Task statement
Only the lines from the start of the data through the line containing "2019', '2020-07': 'July" should be written out, exactly as they are, with both ends included and the pictures left out.

:: Supplied data

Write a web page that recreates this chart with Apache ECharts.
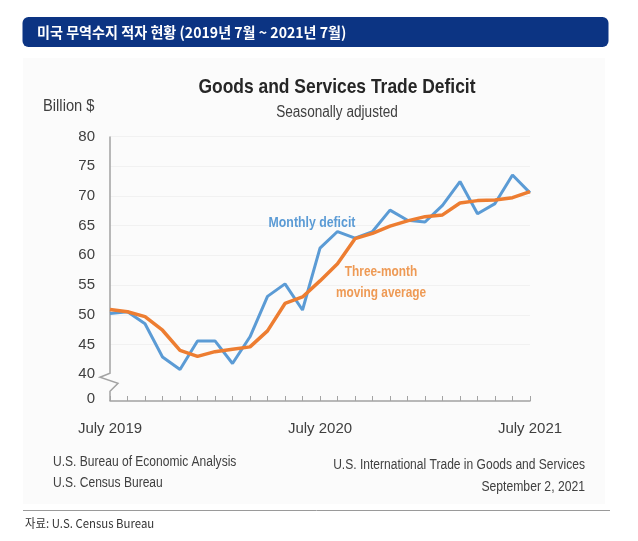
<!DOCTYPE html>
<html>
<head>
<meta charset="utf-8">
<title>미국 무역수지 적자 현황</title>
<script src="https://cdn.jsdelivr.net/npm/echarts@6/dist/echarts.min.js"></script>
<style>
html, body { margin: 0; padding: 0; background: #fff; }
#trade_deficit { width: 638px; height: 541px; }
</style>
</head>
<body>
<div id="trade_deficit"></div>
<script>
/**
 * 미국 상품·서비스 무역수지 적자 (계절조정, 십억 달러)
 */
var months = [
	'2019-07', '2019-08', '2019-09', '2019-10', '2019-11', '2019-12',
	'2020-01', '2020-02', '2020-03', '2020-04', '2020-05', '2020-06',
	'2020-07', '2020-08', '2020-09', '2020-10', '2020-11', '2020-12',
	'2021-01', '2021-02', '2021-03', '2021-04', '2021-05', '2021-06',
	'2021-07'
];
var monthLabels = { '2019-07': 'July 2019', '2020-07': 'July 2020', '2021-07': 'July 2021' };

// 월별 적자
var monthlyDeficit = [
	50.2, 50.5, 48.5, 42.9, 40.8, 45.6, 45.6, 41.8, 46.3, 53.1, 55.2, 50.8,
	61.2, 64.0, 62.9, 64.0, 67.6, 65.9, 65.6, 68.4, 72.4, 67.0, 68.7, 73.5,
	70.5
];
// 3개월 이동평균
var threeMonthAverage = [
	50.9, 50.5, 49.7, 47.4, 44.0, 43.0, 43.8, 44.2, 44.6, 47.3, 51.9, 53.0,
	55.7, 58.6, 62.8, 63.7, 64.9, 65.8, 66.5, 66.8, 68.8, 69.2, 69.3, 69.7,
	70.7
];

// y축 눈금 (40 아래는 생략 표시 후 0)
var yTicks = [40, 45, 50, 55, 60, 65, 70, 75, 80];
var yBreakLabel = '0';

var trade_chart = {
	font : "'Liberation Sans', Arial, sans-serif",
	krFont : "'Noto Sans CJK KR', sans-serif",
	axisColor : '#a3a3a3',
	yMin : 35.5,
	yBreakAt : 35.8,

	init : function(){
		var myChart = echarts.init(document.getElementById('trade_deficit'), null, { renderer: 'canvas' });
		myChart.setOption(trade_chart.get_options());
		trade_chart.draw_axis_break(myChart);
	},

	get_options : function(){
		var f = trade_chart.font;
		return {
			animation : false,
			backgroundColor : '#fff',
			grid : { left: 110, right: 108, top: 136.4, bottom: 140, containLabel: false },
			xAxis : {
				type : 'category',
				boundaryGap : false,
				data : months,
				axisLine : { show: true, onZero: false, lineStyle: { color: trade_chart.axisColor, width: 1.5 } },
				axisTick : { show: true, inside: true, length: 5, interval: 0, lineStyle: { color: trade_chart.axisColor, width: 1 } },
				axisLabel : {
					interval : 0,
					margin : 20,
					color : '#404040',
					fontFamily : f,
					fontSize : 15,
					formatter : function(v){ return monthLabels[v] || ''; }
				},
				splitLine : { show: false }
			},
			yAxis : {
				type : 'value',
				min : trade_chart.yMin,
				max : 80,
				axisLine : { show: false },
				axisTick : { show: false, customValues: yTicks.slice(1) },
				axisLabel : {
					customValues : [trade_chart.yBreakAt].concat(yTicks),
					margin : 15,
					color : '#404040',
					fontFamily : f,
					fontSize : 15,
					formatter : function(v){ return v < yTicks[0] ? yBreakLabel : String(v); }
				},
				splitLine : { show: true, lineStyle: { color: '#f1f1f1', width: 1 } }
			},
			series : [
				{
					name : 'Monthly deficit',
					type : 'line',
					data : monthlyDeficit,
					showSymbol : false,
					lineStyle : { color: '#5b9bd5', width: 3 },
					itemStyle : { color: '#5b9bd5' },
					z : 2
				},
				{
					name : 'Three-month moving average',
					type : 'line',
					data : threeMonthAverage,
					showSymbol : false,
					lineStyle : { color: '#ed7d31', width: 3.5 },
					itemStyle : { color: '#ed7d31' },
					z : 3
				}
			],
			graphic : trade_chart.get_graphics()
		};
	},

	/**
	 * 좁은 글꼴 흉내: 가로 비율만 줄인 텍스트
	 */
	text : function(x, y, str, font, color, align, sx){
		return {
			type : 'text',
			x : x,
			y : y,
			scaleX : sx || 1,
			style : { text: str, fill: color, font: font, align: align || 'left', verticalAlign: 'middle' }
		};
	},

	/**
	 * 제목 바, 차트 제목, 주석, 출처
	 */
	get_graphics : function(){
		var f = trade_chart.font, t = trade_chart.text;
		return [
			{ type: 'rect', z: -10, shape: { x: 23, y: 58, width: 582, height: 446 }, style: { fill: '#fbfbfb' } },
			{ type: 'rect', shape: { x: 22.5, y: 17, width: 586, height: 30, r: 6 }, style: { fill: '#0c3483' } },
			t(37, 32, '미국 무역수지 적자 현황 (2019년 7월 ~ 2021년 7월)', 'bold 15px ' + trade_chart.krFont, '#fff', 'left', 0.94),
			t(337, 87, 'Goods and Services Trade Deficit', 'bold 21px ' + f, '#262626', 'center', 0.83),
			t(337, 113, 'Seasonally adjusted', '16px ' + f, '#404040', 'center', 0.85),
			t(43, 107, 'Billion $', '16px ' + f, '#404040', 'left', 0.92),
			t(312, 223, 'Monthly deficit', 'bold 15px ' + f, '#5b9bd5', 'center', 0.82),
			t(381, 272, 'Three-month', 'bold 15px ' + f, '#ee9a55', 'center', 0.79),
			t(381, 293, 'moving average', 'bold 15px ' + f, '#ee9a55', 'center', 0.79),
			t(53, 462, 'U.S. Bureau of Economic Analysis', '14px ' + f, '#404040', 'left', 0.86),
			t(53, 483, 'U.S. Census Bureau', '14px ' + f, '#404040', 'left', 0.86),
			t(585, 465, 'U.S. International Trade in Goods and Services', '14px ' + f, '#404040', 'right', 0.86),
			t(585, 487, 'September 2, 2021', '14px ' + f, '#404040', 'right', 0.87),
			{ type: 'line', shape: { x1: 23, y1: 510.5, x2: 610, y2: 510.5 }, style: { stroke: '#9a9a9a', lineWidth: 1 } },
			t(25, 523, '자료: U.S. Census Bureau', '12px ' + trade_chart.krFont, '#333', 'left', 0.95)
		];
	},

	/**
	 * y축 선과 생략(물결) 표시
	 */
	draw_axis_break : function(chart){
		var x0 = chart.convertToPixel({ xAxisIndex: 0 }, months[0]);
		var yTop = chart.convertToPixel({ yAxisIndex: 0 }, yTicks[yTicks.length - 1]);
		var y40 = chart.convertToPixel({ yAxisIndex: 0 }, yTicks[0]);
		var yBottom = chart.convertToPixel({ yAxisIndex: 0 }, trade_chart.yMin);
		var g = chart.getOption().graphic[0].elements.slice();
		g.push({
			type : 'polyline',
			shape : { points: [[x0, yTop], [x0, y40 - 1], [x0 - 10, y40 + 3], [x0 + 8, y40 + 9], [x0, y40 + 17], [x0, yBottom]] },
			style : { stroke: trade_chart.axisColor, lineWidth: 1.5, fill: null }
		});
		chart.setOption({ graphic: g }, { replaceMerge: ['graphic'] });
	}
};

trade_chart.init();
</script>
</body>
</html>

::::

The answer
Write a web page that recreates this chart with Apache ECharts.
<!DOCTYPE html>
<html>
<head>
<meta charset="utf-8">
<title>미국 무역수지 적자 현황</title>
<script src="https://cdn.jsdelivr.net/npm/echarts@6/dist/echarts.min.js"></script>
<style>
html, body { margin: 0; padding: 0; background: #fff; }
#trade_deficit { width: 638px; height: 541px; }
</style>
</head>
<body>
<div id="trade_deficit"></div>
<script>
/**
 * 미국 상품·서비스 무역수지 적자 (계절조정, 십억 달러)
 */
var months = [
	'2019-07', '2019-08', '2019-09', '2019-10', '2019-11', '2019-12',
	'2020-01', '2020-02', '2020-03', '2020-04', '2020-05', '2020-06',
	'2020-07', '2020-08', '2020-09', '2020-10', '2020-11', '2020-12',
	'2021-01', '2021-02', '2021-03', '2021-04', '2021-05', '2021-06',
	'2021-07'
];
var monthLabels = { '2019-07': 'July 2019', '2020-07': 'July 2020', '2021-07': 'July 2021' };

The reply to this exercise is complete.